Writing a sales letter is no easy task, but writing a great one is tougher still. Sales managers labor over the wording in order to get it right, and then wonder why they still fail. The reason usually boils down to the fact that they failed to think about the person they are selling to and what it is they are actually looking for.
Customers have to feel as though they are somehow benefiting from reading the sales letter, which is the one thing that is often missing. Sales letters are usually just a mishmash of various pieces of information thrown haphazardly together. The end result is a sales letter that is an absolute mess that usually ends up in its rightful place: the trash.

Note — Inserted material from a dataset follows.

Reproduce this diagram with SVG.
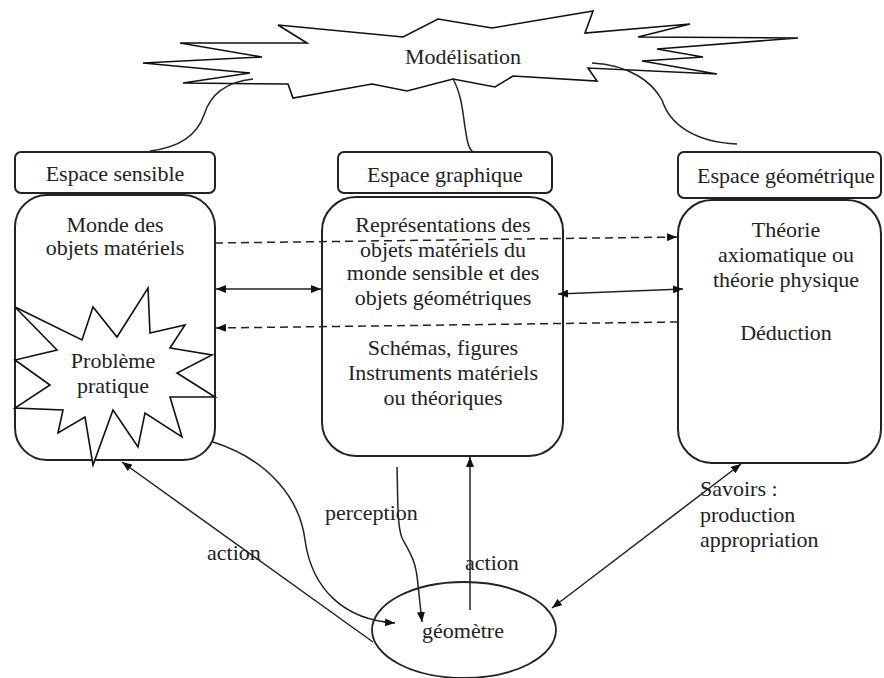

Keep in mind, there is no point in putting together a sales letter unless you have a product to sell and an accompanying offer. Do not use the sales letter as a way to introduce your product or company. No words should be wasted in the letter, as every single one is important in keeping the customer interested from beginning to end.
It’s not the features of your product that will attract the customer, but rather the benefits it provides. Before you write the sales letter, put yourself in the shoes of the customer and think about what would make you want to read. Can you provide an offer or benefit that simply can’t be passed up? Can you convince the customer of how great the offer is?
After taking all of that into account, the sales manager should then set about writing the sales letter. It’s the headline than can often convince the reader to continue on. The headline should directly target the customer, but be done in a way that is tactful.
If you are inexperienced in doing so, try to keep the writing as simple as possible. The headline should be no more than a single line, so try to be specific without being overly wordy. People nowadays have busy schedules and don’t want to have to commit a ton of time to reading a sales letter.
Keep it short and to the point to have the best chance of success; anything else will drive the customer away. The headline should include a benefit to the customer, which is usually enough to get them interested in the body of the letter.
Once you have the headline down, it’s time to get started on the body. The goal here is to continue the excitement that has been started with the killer headline. That means staying away from the features of your product and focusing instead on the benefits and offers that are available to the customer. Be sure to mention how they can save money or have their lives made easier by choosing your product.
Show them how much they need your product, whilst comparing it to a competitor. You have to keep in mind that the person reading the sales letter is going to have questions after each and every sentence. Be proactive by answering possible questions before they arise. You might consider an informal approach which could include using real life scenarios to catch the reader’s attention. Humor is also a good tactic, but be sure that it’s something that won’t offend.
You could use testimonials from previous customers, but keep them as believable as possible and use them in a way that is related to the customer.
Once you have summarized the benefits, finish the letter with a call to action. For example, at the end of an e-mail ask the reader to click a link or call a contact number. If you are using direct mail for your sales letter, inform the customer that they need to act within a certain amount of time to be able to take advantage of the offer.
To finish the letter off, consider adding a P.S. at the end. People often skim the contents, focusing heavily on the beginning and end. A powerful addition at the end may be enough to send them back to read the entire letter in more detail.